**The exercise**
Would you return the run of lines that starts at the one with "Output the web" and ends at the one with "d3.scaleLog().domain([1e-12, 1e-2]).range([m.bottom, m.top]);", ends included, exactly as written and without the images?

**Entries**
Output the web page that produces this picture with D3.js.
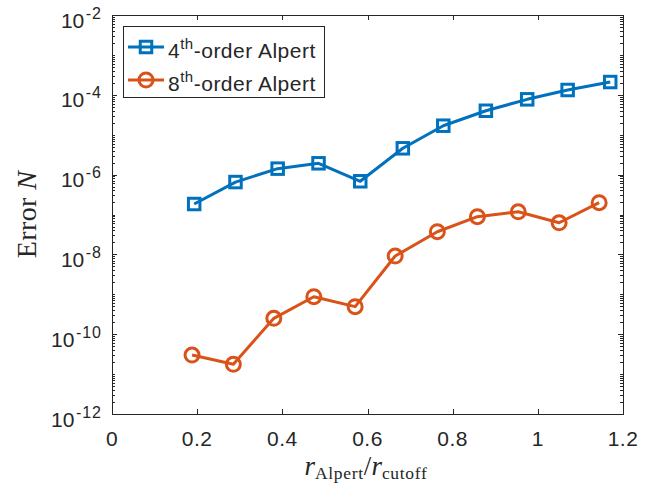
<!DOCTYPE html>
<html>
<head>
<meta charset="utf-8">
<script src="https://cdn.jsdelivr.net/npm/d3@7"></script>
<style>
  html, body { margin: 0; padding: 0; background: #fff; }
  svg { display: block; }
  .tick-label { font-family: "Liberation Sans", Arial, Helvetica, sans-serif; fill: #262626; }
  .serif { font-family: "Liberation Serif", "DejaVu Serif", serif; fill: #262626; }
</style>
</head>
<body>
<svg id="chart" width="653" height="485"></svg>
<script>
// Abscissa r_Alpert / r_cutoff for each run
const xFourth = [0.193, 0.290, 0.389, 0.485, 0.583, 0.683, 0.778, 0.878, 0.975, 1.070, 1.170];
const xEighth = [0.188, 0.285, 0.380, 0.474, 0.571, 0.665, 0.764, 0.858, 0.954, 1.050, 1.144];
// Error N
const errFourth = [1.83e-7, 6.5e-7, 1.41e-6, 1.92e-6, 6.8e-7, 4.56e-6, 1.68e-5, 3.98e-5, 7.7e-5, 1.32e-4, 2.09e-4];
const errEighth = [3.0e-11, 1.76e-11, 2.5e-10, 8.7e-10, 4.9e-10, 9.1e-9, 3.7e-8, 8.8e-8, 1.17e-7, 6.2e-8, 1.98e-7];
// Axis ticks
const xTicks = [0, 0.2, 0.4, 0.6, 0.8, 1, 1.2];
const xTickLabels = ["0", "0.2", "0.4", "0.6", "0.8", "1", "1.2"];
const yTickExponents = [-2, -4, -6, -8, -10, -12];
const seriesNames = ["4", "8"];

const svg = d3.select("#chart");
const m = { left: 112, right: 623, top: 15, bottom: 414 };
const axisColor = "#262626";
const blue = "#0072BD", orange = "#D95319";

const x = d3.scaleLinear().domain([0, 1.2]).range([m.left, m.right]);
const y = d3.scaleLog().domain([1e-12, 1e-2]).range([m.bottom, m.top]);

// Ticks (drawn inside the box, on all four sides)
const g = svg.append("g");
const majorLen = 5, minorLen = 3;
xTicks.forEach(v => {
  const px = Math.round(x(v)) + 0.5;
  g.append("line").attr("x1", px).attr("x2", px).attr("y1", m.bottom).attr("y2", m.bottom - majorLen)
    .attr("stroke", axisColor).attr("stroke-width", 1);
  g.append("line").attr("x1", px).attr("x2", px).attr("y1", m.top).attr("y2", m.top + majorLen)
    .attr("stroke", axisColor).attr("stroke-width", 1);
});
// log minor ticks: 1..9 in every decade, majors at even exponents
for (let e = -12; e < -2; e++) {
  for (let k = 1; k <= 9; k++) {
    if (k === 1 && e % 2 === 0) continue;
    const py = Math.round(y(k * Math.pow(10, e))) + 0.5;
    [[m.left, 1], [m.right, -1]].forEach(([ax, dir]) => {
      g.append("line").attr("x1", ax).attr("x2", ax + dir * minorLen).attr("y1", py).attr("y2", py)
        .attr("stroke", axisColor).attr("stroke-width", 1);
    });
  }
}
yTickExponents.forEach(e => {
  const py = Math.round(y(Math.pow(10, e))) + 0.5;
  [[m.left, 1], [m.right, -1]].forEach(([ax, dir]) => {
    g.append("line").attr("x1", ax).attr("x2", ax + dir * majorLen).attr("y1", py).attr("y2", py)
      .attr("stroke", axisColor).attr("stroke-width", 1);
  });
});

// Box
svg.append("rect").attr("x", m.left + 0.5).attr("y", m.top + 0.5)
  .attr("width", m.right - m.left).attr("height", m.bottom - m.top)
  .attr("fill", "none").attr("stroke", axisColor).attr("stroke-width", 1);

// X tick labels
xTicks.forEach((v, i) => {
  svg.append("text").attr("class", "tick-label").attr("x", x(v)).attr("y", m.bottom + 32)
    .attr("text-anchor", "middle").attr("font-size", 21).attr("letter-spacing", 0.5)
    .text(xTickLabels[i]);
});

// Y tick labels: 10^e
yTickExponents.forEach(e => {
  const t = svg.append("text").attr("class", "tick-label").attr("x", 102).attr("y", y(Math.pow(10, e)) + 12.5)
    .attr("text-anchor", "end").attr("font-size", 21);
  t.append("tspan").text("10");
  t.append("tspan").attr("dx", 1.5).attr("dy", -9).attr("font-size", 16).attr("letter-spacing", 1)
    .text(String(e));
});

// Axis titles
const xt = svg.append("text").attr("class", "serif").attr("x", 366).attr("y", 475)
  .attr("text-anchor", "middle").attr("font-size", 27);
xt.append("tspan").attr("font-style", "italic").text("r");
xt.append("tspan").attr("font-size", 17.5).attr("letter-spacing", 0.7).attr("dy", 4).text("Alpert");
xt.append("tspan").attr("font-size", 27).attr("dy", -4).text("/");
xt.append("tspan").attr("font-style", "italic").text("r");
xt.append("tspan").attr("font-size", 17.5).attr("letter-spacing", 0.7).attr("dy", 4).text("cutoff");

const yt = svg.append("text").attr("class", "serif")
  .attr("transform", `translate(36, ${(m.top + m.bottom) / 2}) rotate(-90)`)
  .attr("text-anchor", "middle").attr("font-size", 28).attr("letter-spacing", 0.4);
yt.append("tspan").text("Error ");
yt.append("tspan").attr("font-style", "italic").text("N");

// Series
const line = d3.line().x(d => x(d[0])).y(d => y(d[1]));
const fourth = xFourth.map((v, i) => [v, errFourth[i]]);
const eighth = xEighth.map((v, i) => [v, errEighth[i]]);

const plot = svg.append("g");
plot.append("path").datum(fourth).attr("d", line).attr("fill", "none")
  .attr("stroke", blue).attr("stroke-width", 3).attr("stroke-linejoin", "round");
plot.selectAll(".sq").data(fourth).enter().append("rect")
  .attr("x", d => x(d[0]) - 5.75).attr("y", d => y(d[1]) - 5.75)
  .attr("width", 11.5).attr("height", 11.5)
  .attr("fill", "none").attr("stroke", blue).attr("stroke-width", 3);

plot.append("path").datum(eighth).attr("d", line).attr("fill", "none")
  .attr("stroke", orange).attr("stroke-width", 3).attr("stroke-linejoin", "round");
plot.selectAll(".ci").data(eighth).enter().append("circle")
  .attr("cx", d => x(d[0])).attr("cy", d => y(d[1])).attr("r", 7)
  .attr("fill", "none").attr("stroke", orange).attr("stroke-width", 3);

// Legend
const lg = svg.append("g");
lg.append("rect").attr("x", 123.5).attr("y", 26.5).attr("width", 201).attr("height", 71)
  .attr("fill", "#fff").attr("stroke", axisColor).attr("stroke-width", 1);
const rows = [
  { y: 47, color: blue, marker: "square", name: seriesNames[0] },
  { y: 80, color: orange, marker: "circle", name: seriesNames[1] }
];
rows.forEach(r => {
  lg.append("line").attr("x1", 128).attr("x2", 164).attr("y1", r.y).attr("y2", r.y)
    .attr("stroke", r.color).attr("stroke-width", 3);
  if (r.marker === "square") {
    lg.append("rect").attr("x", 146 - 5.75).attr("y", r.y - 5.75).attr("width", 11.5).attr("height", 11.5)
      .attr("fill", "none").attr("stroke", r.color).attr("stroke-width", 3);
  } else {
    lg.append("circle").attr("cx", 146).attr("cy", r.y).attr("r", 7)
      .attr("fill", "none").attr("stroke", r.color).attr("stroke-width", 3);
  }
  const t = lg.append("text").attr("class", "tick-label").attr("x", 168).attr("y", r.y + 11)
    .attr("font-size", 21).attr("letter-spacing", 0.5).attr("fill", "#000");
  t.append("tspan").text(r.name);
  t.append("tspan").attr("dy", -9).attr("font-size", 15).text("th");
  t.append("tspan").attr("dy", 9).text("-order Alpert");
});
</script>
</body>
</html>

---

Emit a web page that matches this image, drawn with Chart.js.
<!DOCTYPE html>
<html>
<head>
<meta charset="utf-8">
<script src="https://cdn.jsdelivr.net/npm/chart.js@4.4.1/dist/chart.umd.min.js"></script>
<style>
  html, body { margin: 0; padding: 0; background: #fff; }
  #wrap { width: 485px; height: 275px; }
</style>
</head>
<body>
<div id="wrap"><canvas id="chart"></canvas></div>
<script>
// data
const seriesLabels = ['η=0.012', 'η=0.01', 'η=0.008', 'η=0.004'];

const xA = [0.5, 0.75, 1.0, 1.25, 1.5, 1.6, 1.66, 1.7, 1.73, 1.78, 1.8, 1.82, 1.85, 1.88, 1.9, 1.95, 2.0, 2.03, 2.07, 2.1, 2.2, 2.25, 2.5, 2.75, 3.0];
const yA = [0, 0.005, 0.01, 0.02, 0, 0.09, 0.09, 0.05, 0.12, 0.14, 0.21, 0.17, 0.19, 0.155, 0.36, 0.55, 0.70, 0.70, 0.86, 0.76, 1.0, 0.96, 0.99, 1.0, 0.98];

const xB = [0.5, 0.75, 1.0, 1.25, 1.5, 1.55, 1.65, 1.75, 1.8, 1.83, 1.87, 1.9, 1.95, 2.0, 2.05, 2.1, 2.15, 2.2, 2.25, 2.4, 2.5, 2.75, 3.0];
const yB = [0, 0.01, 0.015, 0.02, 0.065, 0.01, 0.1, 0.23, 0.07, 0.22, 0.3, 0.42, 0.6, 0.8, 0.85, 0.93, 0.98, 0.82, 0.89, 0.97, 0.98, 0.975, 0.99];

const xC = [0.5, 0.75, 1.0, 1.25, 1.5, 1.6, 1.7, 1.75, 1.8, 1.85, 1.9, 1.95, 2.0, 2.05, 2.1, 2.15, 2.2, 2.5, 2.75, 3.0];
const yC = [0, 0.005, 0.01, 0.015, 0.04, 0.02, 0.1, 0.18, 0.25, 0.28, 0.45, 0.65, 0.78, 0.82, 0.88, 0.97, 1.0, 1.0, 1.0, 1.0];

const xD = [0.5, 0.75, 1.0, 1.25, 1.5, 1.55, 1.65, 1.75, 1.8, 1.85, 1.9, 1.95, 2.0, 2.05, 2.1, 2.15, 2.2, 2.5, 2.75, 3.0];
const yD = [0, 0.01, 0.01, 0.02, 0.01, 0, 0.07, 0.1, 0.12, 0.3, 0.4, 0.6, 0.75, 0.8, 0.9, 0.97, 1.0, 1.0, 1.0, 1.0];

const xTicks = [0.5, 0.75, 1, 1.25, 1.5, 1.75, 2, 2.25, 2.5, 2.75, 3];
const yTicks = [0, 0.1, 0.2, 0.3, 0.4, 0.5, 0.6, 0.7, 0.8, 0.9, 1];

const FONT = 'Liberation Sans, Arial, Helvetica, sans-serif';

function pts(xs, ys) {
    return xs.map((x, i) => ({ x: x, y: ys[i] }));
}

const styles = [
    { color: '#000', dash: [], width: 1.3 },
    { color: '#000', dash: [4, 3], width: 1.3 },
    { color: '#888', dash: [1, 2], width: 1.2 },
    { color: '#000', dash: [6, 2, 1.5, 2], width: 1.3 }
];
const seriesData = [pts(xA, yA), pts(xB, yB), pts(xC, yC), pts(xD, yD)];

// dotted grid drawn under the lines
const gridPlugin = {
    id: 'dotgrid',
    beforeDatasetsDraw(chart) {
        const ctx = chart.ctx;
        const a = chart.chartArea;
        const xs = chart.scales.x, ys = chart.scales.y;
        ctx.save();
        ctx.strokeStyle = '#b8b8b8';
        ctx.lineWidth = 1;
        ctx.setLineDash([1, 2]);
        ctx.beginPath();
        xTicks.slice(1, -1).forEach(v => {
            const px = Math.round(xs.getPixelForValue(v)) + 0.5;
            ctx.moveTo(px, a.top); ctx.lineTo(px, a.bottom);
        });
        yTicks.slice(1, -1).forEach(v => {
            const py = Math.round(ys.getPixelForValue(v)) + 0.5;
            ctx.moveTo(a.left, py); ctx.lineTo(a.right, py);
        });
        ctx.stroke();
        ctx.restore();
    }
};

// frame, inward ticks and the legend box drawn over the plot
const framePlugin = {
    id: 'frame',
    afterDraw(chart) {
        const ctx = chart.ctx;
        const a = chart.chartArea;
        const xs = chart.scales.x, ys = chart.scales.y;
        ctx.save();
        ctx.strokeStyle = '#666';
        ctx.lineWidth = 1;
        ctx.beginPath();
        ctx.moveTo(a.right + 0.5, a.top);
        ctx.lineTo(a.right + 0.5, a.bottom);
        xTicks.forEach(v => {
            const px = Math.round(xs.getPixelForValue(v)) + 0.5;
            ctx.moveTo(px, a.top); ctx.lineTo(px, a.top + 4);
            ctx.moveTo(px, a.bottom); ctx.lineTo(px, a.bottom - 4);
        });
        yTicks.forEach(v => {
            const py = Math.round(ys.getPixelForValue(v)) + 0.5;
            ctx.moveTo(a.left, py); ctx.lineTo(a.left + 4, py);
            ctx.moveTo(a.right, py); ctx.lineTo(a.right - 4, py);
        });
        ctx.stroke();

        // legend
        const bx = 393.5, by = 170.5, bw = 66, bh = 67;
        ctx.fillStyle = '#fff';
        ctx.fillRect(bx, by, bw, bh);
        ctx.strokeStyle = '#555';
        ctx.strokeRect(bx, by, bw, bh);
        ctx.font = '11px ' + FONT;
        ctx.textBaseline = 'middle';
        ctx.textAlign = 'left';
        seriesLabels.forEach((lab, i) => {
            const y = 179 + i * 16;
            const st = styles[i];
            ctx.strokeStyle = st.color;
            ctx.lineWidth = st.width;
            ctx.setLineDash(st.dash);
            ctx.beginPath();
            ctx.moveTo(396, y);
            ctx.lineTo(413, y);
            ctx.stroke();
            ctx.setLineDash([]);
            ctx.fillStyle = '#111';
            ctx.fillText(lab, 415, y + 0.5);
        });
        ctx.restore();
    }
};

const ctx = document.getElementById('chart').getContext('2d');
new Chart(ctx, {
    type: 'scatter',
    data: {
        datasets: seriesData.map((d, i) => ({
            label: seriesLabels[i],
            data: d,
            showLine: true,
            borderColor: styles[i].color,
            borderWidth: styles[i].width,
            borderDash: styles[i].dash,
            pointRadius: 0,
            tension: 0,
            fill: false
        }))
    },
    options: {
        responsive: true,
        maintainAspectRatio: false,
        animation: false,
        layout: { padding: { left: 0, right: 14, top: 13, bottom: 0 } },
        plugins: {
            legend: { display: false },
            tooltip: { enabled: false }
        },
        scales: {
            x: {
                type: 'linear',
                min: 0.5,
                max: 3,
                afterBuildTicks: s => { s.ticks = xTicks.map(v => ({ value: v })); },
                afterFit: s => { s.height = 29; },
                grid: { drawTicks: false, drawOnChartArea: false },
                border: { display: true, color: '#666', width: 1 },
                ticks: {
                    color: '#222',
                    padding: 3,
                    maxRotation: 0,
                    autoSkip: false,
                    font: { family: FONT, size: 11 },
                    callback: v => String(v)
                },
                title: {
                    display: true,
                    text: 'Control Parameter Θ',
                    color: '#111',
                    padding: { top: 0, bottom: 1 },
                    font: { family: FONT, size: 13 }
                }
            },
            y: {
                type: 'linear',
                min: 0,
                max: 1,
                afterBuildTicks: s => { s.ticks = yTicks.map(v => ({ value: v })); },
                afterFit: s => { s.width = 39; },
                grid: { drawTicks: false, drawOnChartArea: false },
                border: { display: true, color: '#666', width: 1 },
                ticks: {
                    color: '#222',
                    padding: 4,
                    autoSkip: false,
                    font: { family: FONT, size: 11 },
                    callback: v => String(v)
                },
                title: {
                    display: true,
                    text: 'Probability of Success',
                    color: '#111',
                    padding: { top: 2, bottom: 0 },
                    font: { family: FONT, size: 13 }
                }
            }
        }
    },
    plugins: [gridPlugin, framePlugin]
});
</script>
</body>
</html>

**Result for this exercise**
Output the web page that produces this picture with D3.js.
<!DOCTYPE html>
<html>
<head>
<meta charset="utf-8">
<script src="https://cdn.jsdelivr.net/npm/d3@7"></script>
<style>
  html, body { margin: 0; padding: 0; background: #fff; }
  svg { display: block; }
  .tick-label { font-family: "Liberation Sans", Arial, Helvetica, sans-serif; fill: #262626; }
  .serif { font-family: "Liberation Serif", "DejaVu Serif", serif; fill: #262626; }
</style>
</head>
<body>
<svg id="chart" width="653" height="485"></svg>
<script>
// Abscissa r_Alpert / r_cutoff for each run
const xFourth = [0.193, 0.290, 0.389, 0.485, 0.583, 0.683, 0.778, 0.878, 0.975, 1.070, 1.170];
const xEighth = [0.188, 0.285, 0.380, 0.474, 0.571, 0.665, 0.764, 0.858, 0.954, 1.050, 1.144];
// Error N
const errFourth = [1.83e-7, 6.5e-7, 1.41e-6, 1.92e-6, 6.8e-7, 4.56e-6, 1.68e-5, 3.98e-5, 7.7e-5, 1.32e-4, 2.09e-4];
const errEighth = [3.0e-11, 1.76e-11, 2.5e-10, 8.7e-10, 4.9e-10, 9.1e-9, 3.7e-8, 8.8e-8, 1.17e-7, 6.2e-8, 1.98e-7];
// Axis ticks
const xTicks = [0, 0.2, 0.4, 0.6, 0.8, 1, 1.2];
const xTickLabels = ["0", "0.2", "0.4", "0.6", "0.8", "1", "1.2"];
const yTickExponents = [-2, -4, -6, -8, -10, -12];
const seriesNames = ["4", "8"];

const svg = d3.select("#chart");
const m = { left: 112, right: 623, top: 15, bottom: 414 };
const axisColor = "#262626";
const blue = "#0072BD", orange = "#D95319";

const x = d3.scaleLinear().domain([0, 1.2]).range([m.left, m.right]);
const y = d3.scaleLog().domain([1e-12, 1e-2]).range([m.bottom, m.top]);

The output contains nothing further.